• WHAT THE TASK REQUIRES
Take the lines of the data below from the very first through the line containing "from matplotlib.lines import Line2D" and output them exactly, pictures excluded.

• DATA LINES
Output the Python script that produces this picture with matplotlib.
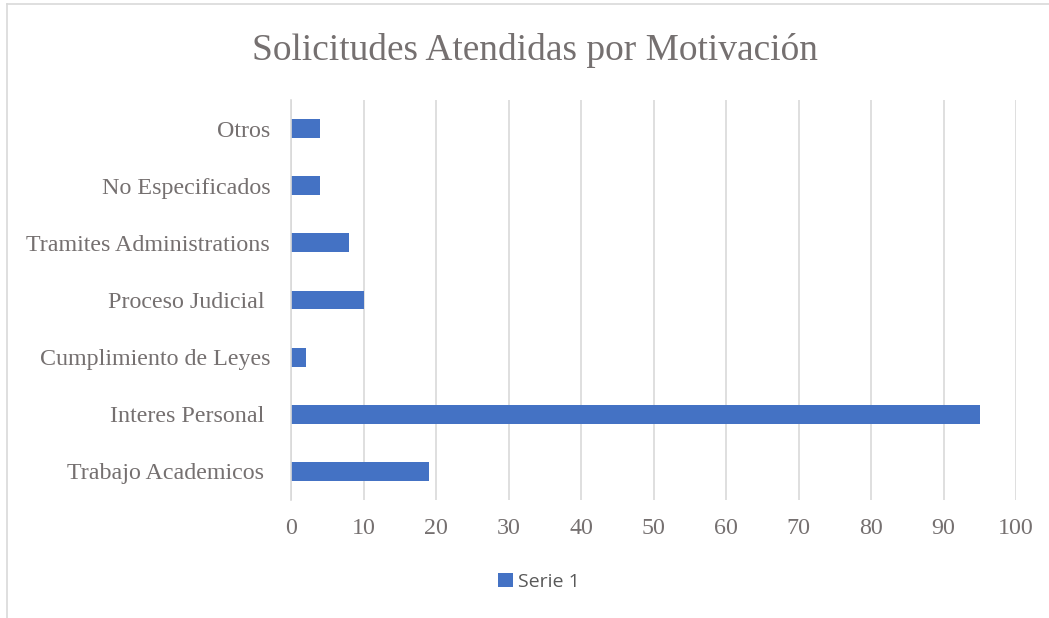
import matplotlib.pyplot as plt
from matplotlib.lines import Line2D

# data (bottom to top, as in the chart)
categories = ["Trabajo Academicos ", "Interes Personal ", "Cumplimiento de Leyes",
              "Proceso Judicial ", "Tramites Administrations", "No Especificados", "Otros"]
serie_1 = [19, 95, 2, 10, 8, 4, 4]
x_ticks = [0, 10, 20, 30, 40, 50, 60, 70, 80, 90, 100]

bar_color = "#4472C4"
text_color = "#757070"
grid_color = "#D9D9D9"

fig = plt.figure(figsize=(10.49, 6.18), dpi=100)
W, H = 1049, 618
ax = fig.add_axes([291 / W, 1 - 500 / H, (1016 - 291) / W, 400 / H])

bars = ax.barh(range(len(categories)), serie_1, height=0.33, color=bar_color, label="Serie 1")
ax.set_ylim(-0.5, len(categories) - 0.5)
ax.set_xlim(0, 100)
ax.set_xticks(x_ticks)
ax.set_yticks(range(len(categories)))
ax.set_yticklabels(categories)

for lbl in ax.get_yticklabels() + ax.get_xticklabels():
    lbl.set_family("Liberation Serif")
    lbl.set_fontsize(17.3)
    lbl.set_color(text_color)

ax.tick_params(axis="y", length=0, pad=15)
ax.tick_params(axis="x", length=0, pad=13)
ax.grid(True, axis="x", color=grid_color, linewidth=1.2)
ax.set_axisbelow(True)
for side in ["top", "right", "bottom"]:
    ax.spines[side].set_visible(False)
ax.spines["left"].set_color(grid_color)
ax.spines["left"].set_linewidth(1.2)

fig.text(0.5 * (252 + 818) / W, 1 - 50 / H, "Solicitudes Atendidas por Motivación",
         ha="center", va="center", family="Liberation Serif", fontsize=26.9, color=text_color)

leg = fig.legend(handles=[bars], labels=["Serie 1"], loc="center", bbox_to_anchor=(539 / W, 1 - 582 / H),
                 frameon=False, handlelength=0.75, handleheight=0.75, handletextpad=0.3,
                 prop={"family": "Open Sans", "size": 14})
for t in leg.get_texts():
    t.set_color("#595959")

# chart frame (cropped: only top and left edges visible)
fig.add_artist(Line2D([7 / W, 7 / W], [0, 1 - 4 / H], transform=fig.transFigure, color=grid_color, linewidth=1.2))
fig.add_artist(Line2D([7 / W, 1], [1 - 4 / H, 1 - 4 / H], transform=fig.transFigure, color=grid_color, linewidth=1.2))

fig.savefig("out.png", dpi=100)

• SOLVED EXERCISE
Output the Python script that produces this picture with matplotlib.
import matplotlib.pyplot as plt
from matplotlib.lines import Line2D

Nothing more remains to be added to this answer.